Political TV Ad Spending Sets Record

October is the busiest month in history for political ads on TV.

November 8, 2010— -- Politicians and outside political groups made their own contributions to the economic recovery – by purchasing billions of dollars in air time on local television in the run-up to the midterm elections. On Friday, the Nielson Company released numbers which showed that October was the busiest month in history for political ads on TV.

Television stations hit American viewers with 1.48 million political ads, said Nielson, up from the 1.41 million political ads aired in October 2008.

In Ohio, where Democrats and Republicans went toe-to-toe in a tough election environment this year, viewers faced a deluge of political ads. Cleveland saw the brunt of it, with the state capital, Columbus, coming in a close second. Nielson found about 1-of-every-4 paid TV ads aired on local stations in October in both cities was from a political candidate or an outside political group.

Politicians and third party groups spent an estimated $564 million in Ohio, according to the non-partisan Campaign Finance Institute in this election, driving up the demand, and the prices, for local TV advertising.

Tony D'Angelo, director of sales at ABC 6 and Fox 28 in Columbus, Ohio, said politicians and outside groups are just like any other business trying to sell a product.

"They're Christmas is Election Day," said D'Angelo, "and someone either buys their toy or they don't."

Borrell Associates, a research firm, predicted TV ad spending nationwide will reach $4.2 billion in this election. And Kantar, a media consultant group, said spending will top $3 billion.

Peter Gusmano, a managing partner with media company GroupM Matrix, negotiates clients' advertising rates in local stations across the country. He said coveted ad slots, like those in the 11pm newscast, were nearly impossible to buy because political ads were taking up three-quarters of the inventory. Moreover, Gusmano said, they gobbled up air time for longer as much as two months before the election.
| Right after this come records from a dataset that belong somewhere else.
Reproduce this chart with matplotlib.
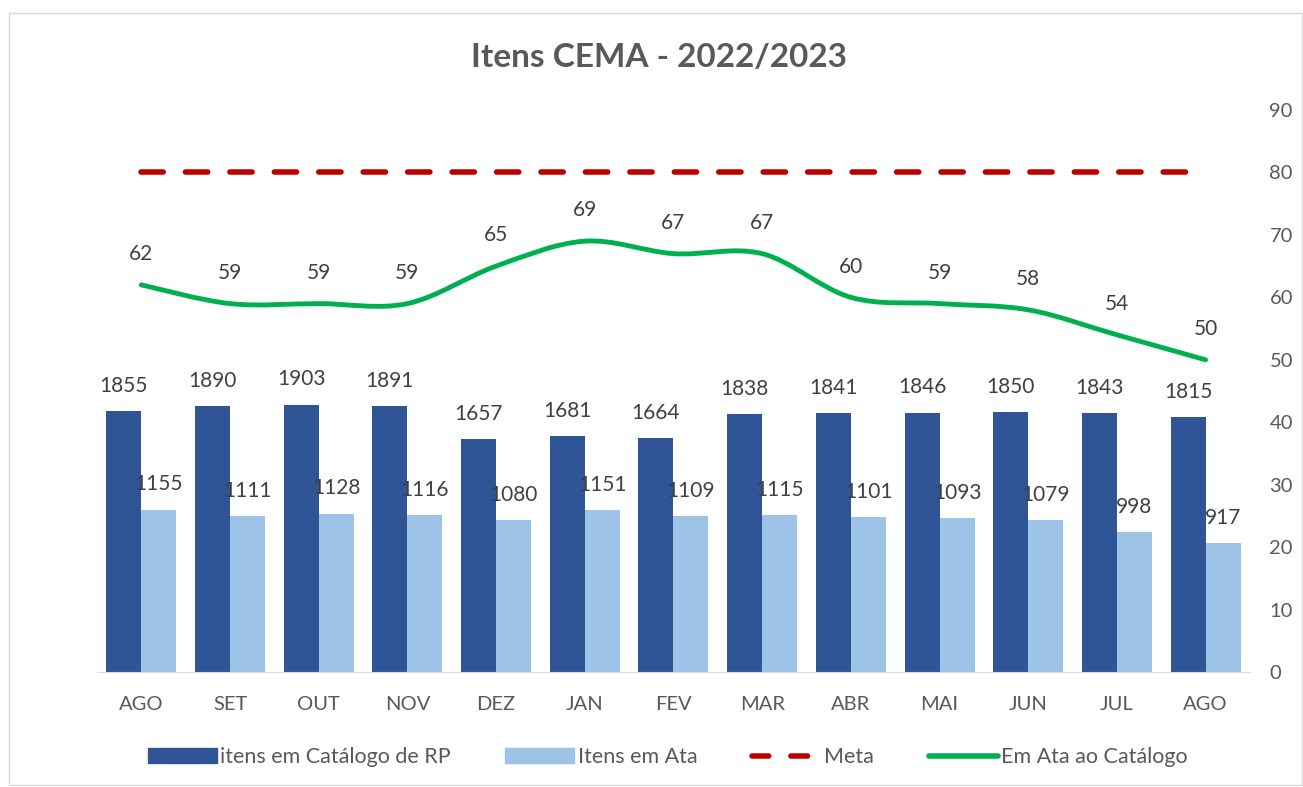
import numpy as np
import matplotlib
matplotlib.use("Agg")
import matplotlib.pyplot as plt
from matplotlib.path import Path
from matplotlib.patches import PathPatch, Rectangle
from matplotlib.lines import Line2D

plt.rcParams['font.family'] = ['Lato', 'DejaVu Sans']

# Data
meses = ['AGO', 'SET', 'OUT', 'NOV', 'DEZ', 'JAN', 'FEV', 'MAR', 'ABR', 'MAI', 'JUN', 'JUL', 'AGO']
catalogo = [1855, 1890, 1903, 1891, 1657, 1681, 1664, 1838, 1841, 1846, 1850, 1843, 1815]
em_ata = [1155, 1111, 1128, 1116, 1080, 1151, 1109, 1115, 1101, 1093, 1079, 998, 917]
percentual = [62, 59, 59, 59, 65, 69, 67, 67, 60, 59, 58, 54, 50]
meta = [80] * 13

c_dark = '#2F5597'
c_light = '#9DC3E6'
c_red = '#C00000'
c_green = '#00B050'
c_text = '#595959'

fig = plt.figure(figsize=(13.03, 7.87), dpi=100)
fig.patches.append(Rectangle((0.007, 0.002), 0.992, 0.982, transform=fig.transFigure,
                             fill=False, edgecolor='#D9D9D9', linewidth=1))
ax = fig.add_axes([0.0744, 0.1461, 0.8849, 0.7141])
ax2 = ax.twinx()

x = np.arange(len(meses))
w = 0.395
ax.bar(x - w / 2, catalogo, w, color=c_dark, zorder=2)
ax.bar(x + w / 2, em_ata, w, color=c_light, zorder=2)
ax.set_ylim(0, 4000)
ax.set_xlim(-0.5, len(meses) - 0.5)
ax.set_yticks([])
for s in ['top', 'left', 'right']:
    ax.spines[s].set_visible(False)
ax.spines['bottom'].set_color('#D9D9D9')
ax.set_xticks(x)
ax.set_xticklabels(meses, fontsize=14.5, color=c_text)
ax.tick_params(axis='x', length=0, pad=17)

for xi, v in zip(x, catalogo):
    ax.annotate(str(v), (xi - w / 2, v), xytext=(0, 11), textcoords='offset points',
                ha='center', va='bottom', fontsize=15, color='#404040')
for xi, v in zip(x, em_ata):
    ax.annotate(str(v), (xi + w / 2, v), xytext=(0, 11), textcoords='offset points',
                ha='center', va='bottom', fontsize=15, color='#404040')

# secondary axis: percentages
ax2.set_ylim(0, 90)
ax2.set_yticks(range(0, 91, 10))
ax2.tick_params(axis='y', length=0, labelsize=14.5, labelcolor=c_text, pad=14)
for s in ['top', 'left', 'right', 'bottom']:
    ax2.spines[s].set_visible(False)

ax2.plot(x, meta, color=c_red, linewidth=4, dashes=(4, 4), dash_capstyle='round', zorder=3)

# smoothed line (Catmull-Rom -> cubic Bezier)
pts = np.column_stack([x, percentual]).astype(float)
verts = [pts[0]]
codes = [Path.MOVETO]
t = 1 / 6
for i in range(len(pts) - 1):
    p0 = pts[max(i - 1, 0)]
    p1 = pts[i]
    p2 = pts[i + 1]
    p3 = pts[min(i + 2, len(pts) - 1)]
    verts += [p1 + (p2 - p0) * t, p2 - (p3 - p1) * t, p2]
    codes += [Path.CURVE4] * 3
ax2.add_patch(PathPatch(Path(verts, codes), facecolor='none', edgecolor=c_green,
                        linewidth=3.5, capstyle='round', zorder=4))
for xi, v in zip(x, percentual):
    ax2.annotate(str(v), (xi, v), xytext=(0, 15), textcoords='offset points',
                 ha='center', va='bottom', fontsize=15, color='#404040')

fig.text(0.506, 0.927, 'Itens CEMA - 2022/2023', ha='center', va='center',
         fontsize=24, fontweight='bold', color=c_text)

handles = [Rectangle((0, 0), 1, 1, color=c_dark),
           Rectangle((0, 0), 1, 1, color=c_light),
           Line2D([], [], color=c_red, linewidth=4, dashes=(3, 4), dash_capstyle='round'),
           Line2D([], [], color=c_green, linewidth=4, solid_capstyle='round')]
labels = ['itens em Catálogo de RP', 'Itens em Ata', 'Meta', 'Em Ata ao Catálogo']
fig.legend(handles, labels, loc='center', bbox_to_anchor=(0.5125, 0.038), ncol=4,
           frameon=False, fontsize=15.5, labelcolor=c_text, handlelength=3.2,
           handleheight=0.65, handletextpad=0.15, columnspacing=2.55)

fig.savefig('out.png', dpi=100)
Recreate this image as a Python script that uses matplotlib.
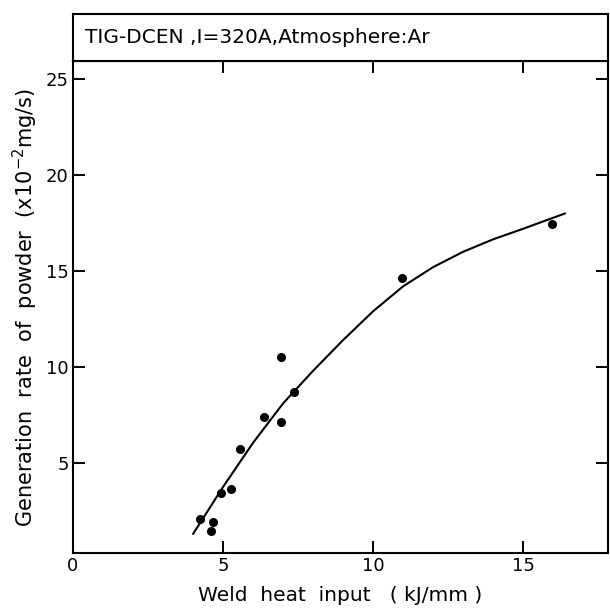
import matplotlib
matplotlib.use("Agg")
import matplotlib.pyplot as plt

# Measured points
heat_input = [4.23, 4.66, 4.59, 4.92, 5.26, 5.57, 6.38, 6.92, 6.92, 7.37, 10.98, 15.96]
gen_rate = [2.08, 1.91, 1.47, 3.42, 3.63, 5.71, 7.40, 7.15, 10.54, 8.71, 14.65, 17.46]

# Fitted curve
curve_x = [4.0, 5.0, 6.0, 7.0, 8.0, 9.0, 10.0, 11.0, 12.0, 13.0, 14.0, 15.0, 16.4]
curve_y = [1.3, 3.75, 6.05, 8.1, 9.8, 11.4, 12.9, 14.2, 15.2, 16.0, 16.65, 17.2, 18.0]

x_ticks = [0, 5, 10, 15]
y_ticks = [5, 10, 15, 20, 25]

plt.rcParams['font.family'] = ['DejaVu Sans']

fig = plt.figure(figsize=(6.1, 6.1), dpi=100)
ax = fig.add_axes([73/610, 1-553/610, (608-73)/610, (553-61)/610])

ax.plot(curve_x, curve_y, color='black', lw=1.5, solid_capstyle='round',
        solid_joinstyle='round')
ax.plot(heat_input, gen_rate, 'o', color='black', markersize=5.5)

ax.set_xlim(0, 17.83)
ax.set_ylim(0.31, 25.94)
ax.set_xticks(x_ticks)
ax.set_yticks(y_ticks)
ax.tick_params(direction='in', length=8.5, width=1.4, labelsize=13,
               top=True, right=True)
ax.tick_params(axis='y', pad=3)
ax.tick_params(axis='x', pad=3)
for s in ax.spines.values():
    s.set_linewidth(1.5)

ax.set_xlabel('Weld  heat  input   ( kJ/mm )', fontsize=14.5, labelpad=8)
ax.set_ylabel('Generation  rate  of  powder  (x10$^{-2}$mg/s)', fontsize=15,
              labelpad=4)

# Title box above the axes
tax = fig.add_axes([73/610, 1-61/610, (608-73)/610, (61-14)/610])
tax.set_xticks([])
tax.set_yticks([])
for s in tax.spines.values():
    s.set_linewidth(1.5)
tax.text(0.022, 0.5, 'TIG-DCEN ,I=320A,Atmosphere:Ar', fontsize=14.5,
         va='center', ha='left', transform=tax.transAxes)

fig.savefig('out.png', dpi=100)
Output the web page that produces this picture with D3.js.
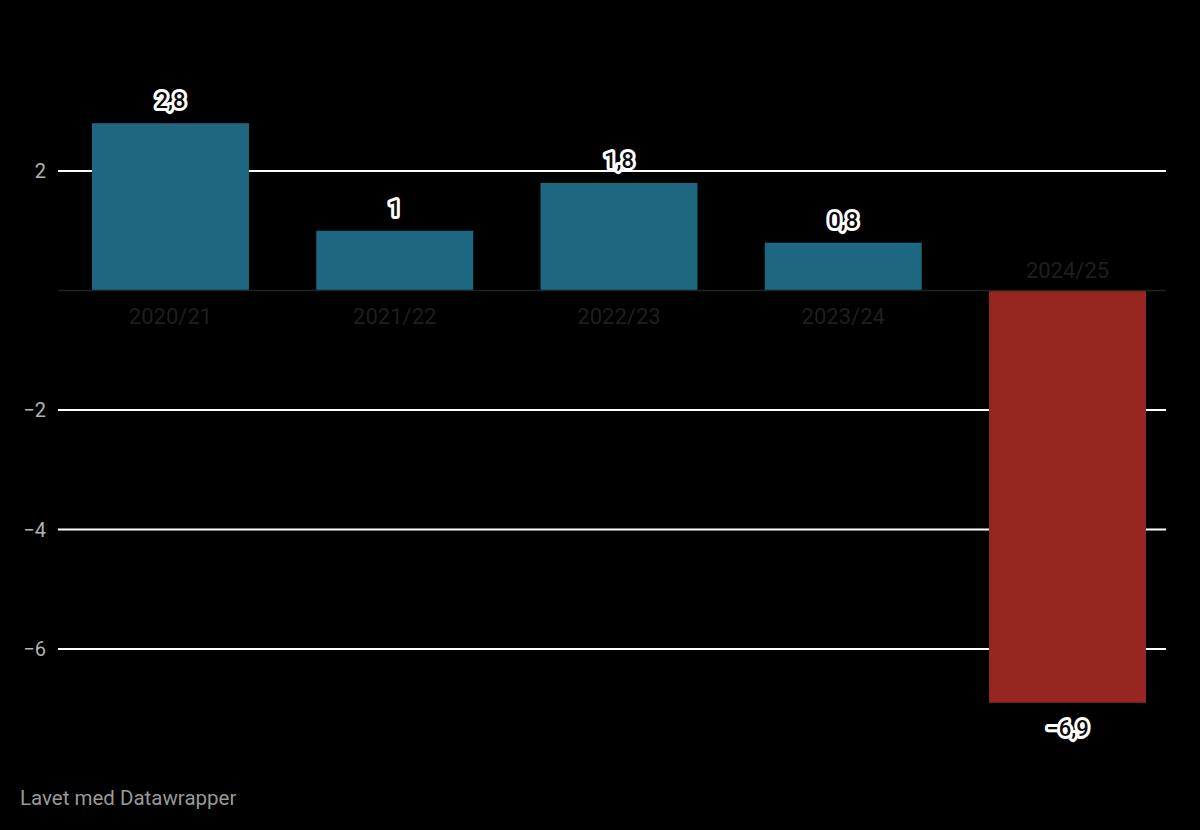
<!DOCTYPE html>
<html>
<head>
<meta charset="utf-8">
<script src="https://cdn.jsdelivr.net/npm/d3@7"></script>
<style>
  html, body { margin: 0; padding: 0; background: #000; }
  svg { display: block; font-family: Roboto, "Noto Sans", sans-serif; }
</style>
</head>
<body>
<svg id="chart" width="1200" height="830"></svg>
<script>
// data (percent change per season)
const seasons = ["2020/21", "2021/22", "2022/23", "2023/24", "2024/25"];
const values = [2.8, 1, 1.8, 0.8, -6.9];
const valueLabels = ["2,8", "1", "1,8", "0,8", "\u22126,9"];
const yTicks = [-6, -4, -2, 2];
const yTickLabels = ["\u22126", "\u22124", "\u22122", "2"];

const width = 1200, height = 830;
const gridLeft = 58, gridRight = 1166;

const svg = d3.select("#chart");

svg.append("rect")
    .attr("width", width)
    .attr("height", height)
    .attr("fill", "#000");

const x = d3.scaleBand()
    .domain(seasons)
    .range([92, 1146])
    .paddingInner(0.3)
    .paddingOuter(0);

const y = d3.scaleLinear()
    .domain([0, 2])
    .range([290.5, 171]);

// gridlines
svg.append("g")
    .selectAll("line")
    .data(yTicks)
    .enter()
    .append("line")
    .attr("x1", gridLeft)
    .attr("x2", gridRight)
    .attr("y1", d => y(d))
    .attr("y2", d => y(d))
    .attr("stroke", "#fff")
    .attr("stroke-width", 2);

svg.append("g")
    .selectAll("text")
    .data(yTicks)
    .enter()
    .append("text")
    .attr("x", 46)
    .attr("y", d => y(d))
    .attr("dy", "0.35em")
    .attr("text-anchor", "end")
    .attr("fill", "#b3b3b3")
    .attr("font-size", 20)
    .text((d, i) => yTickLabels[i]);

// bars
svg.append("g")
    .selectAll("rect")
    .data(values)
    .enter()
    .append("rect")
    .attr("x", (d, i) => x(seasons[i]))
    .attr("width", x.bandwidth())
    .attr("y", d => y(Math.max(0, d)))
    .attr("height", d => Math.abs(y(d) - y(0)))
    .attr("fill", d => d < 0 ? "#96261f" : "#1d6781");

// baseline
svg.append("line")
    .attr("x1", gridLeft)
    .attr("x2", gridRight)
    .attr("y1", y(0))
    .attr("y2", y(0))
    .attr("stroke", "#222")
    .attr("stroke-width", 1.5);

// category labels
svg.append("g")
    .selectAll("text")
    .data(values)
    .enter()
    .append("text")
    .attr("x", (d, i) => x(seasons[i]) + x.bandwidth() / 2)
    .attr("y", d => d < 0 ? y(0) - 13 : y(0) + 33)
    .attr("text-anchor", "middle")
    .attr("fill", "#1f1f1f")
    .attr("font-size", 22)
    .text((d, i) => seasons[i]);

// value labels with halo
svg.append("g")
    .selectAll("text")
    .data(values)
    .enter()
    .append("text")
    .attr("x", (d, i) => x(seasons[i]) + x.bandwidth() / 2)
    .attr("y", d => d < 0 ? y(d) + 33 : y(d) - 15)
    .attr("text-anchor", "middle")
    .attr("fill", "#0a0a0a")
    .attr("stroke", "#fff")
    .attr("stroke-width", 6)
    .attr("stroke-linejoin", "round")
    .attr("paint-order", "stroke")
    .attr("font-size", 22)
    .attr("font-weight", 500)
    .text((d, i) => valueLabels[i]);

// footer
svg.append("text")
    .attr("x", 20)
    .attr("y", 805)
    .attr("fill", "#999")
    .attr("font-size", 20.5)
    .text("Lavet med Datawrapper");
</script>
</body>
</html>
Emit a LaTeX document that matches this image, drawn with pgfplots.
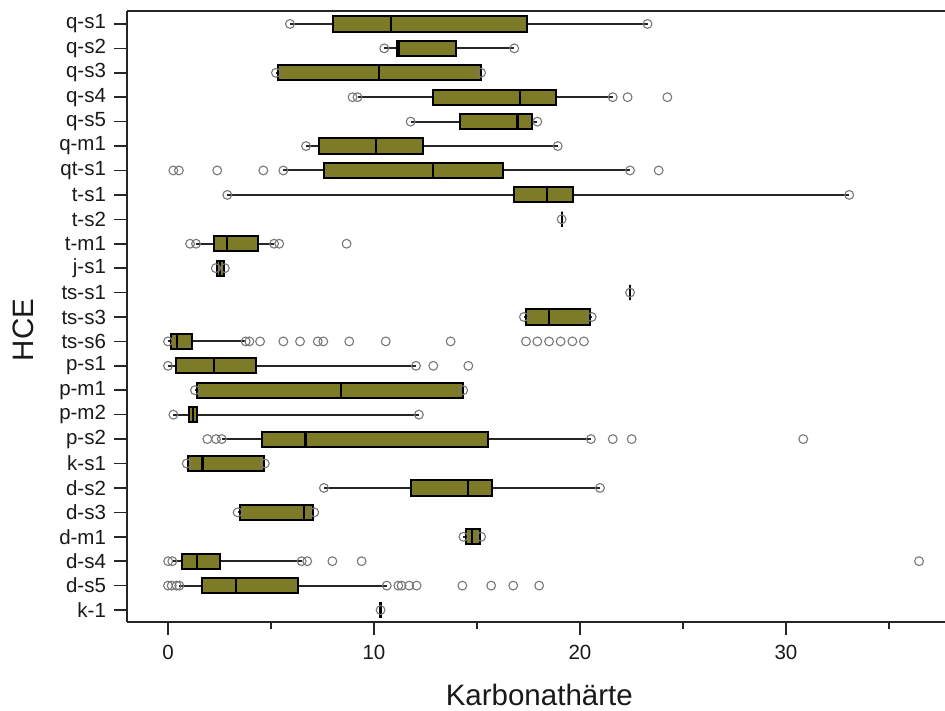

KOMO News in Seattle Expects to Rake in $46 Million

"Basically we're seeing now with political ads, (campaigns) are digging into their own pockets and are willing to saturate the airways well before we're inside the political window," he said.

Gusmano said political ads drove prices up to double and even triple their regular rates, higher than he had ever seen in previous elections.

Kathy Doyle, director of local broadcast for Universal McCann, which also places local ads across the country, said the high prices were enough to scare some people away.

"We had some clients that avoided local TV until after the election."

ABC affiliate KOMO News, in Seattle, Washington, was on the receiving end of the cash flow. The city was home to one of the most competitive senate races of the election cycle, and rounded out the top five cities in Nielson's list.

"The highest estimate that we had put on the market was $23 million," said Janene Drafs, KOMO's general sales manager, referring to the midterm elections, "and it should end up around $46 million."

Advertising managers at local TV stations acknowledge a downside to the increased revenue, pointing out that negative political ads hurt viewership. People don't want to watch TV because it's just one political ad after another, they said.

Peter Bristol, a Seattle-based designer, didn't alter his regular TV schedule, but he didn't appreciate the surge of negative ads.

"The ads were terrible, there was a lot of slanderous stuff going on," said Bristol.

The ads weren't bad enough to make him miss a new episode of "The Office," but he didn't have to listen to the political jabber, either. Instead of turning it off, he just tuned it out … by hitting the mute button.